* **TASK GOAL**:
Look for the string "matplotlib" and copy every line that has it.

^^^^

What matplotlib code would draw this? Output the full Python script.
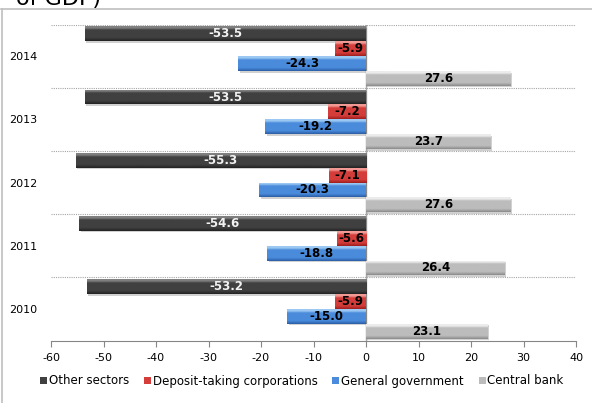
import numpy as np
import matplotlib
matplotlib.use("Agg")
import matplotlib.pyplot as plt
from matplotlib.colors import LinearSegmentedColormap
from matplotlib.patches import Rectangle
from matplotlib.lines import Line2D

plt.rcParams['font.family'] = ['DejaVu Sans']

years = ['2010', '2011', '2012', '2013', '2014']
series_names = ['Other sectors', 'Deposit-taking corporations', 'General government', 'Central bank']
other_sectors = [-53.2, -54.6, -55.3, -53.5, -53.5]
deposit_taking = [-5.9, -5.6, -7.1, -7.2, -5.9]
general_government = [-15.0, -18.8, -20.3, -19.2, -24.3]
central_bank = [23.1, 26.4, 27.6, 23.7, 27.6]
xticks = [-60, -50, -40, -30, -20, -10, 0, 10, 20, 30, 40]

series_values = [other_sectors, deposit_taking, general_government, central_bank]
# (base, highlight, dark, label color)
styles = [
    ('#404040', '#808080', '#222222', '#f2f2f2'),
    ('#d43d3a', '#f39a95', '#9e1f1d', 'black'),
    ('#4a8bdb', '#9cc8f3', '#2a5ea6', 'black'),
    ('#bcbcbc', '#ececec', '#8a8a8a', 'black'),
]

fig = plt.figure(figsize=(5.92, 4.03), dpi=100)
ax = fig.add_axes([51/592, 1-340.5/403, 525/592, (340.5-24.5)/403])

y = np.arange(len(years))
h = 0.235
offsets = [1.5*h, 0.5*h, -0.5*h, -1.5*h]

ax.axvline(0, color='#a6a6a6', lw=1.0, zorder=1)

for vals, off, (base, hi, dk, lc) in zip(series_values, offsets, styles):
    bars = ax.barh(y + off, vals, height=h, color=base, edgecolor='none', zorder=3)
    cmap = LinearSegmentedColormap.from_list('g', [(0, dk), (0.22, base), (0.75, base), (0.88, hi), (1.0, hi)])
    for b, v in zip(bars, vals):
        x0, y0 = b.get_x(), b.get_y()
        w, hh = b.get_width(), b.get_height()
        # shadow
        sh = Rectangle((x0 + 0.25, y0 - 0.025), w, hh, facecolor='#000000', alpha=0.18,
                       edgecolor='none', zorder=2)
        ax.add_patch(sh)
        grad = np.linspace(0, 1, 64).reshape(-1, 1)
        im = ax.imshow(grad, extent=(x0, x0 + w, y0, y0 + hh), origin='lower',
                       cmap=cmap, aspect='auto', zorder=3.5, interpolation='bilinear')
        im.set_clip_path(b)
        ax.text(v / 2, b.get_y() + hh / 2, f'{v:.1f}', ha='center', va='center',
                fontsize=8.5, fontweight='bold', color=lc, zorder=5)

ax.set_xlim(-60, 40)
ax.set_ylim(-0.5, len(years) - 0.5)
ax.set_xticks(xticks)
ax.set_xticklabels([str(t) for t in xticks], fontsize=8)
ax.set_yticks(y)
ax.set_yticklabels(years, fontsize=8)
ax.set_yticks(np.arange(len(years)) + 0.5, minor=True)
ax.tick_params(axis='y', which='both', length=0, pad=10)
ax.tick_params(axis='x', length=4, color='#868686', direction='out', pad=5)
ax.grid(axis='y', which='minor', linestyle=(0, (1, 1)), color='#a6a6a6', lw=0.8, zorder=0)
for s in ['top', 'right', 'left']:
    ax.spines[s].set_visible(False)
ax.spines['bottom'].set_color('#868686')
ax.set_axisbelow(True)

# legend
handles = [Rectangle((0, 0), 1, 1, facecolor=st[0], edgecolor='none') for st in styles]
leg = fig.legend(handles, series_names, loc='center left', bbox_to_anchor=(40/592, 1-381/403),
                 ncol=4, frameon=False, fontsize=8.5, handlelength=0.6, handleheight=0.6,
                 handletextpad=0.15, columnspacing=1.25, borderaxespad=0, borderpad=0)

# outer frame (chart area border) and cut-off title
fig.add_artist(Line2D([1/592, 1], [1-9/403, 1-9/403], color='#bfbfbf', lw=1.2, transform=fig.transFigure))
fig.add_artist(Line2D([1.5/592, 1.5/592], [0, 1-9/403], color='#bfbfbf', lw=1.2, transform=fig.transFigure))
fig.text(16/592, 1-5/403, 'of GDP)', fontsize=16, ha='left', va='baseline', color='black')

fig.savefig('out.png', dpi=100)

^^^^

* **ANSWER TO THIS PROBLEM**:
What matplotlib code would draw this? Output the full Python script.
import matplotlib
matplotlib.use("Agg")
import matplotlib.pyplot as plt
from matplotlib.colors import LinearSegmentedColormap
from matplotlib.patches import Rectangle
from matplotlib.lines import Line2D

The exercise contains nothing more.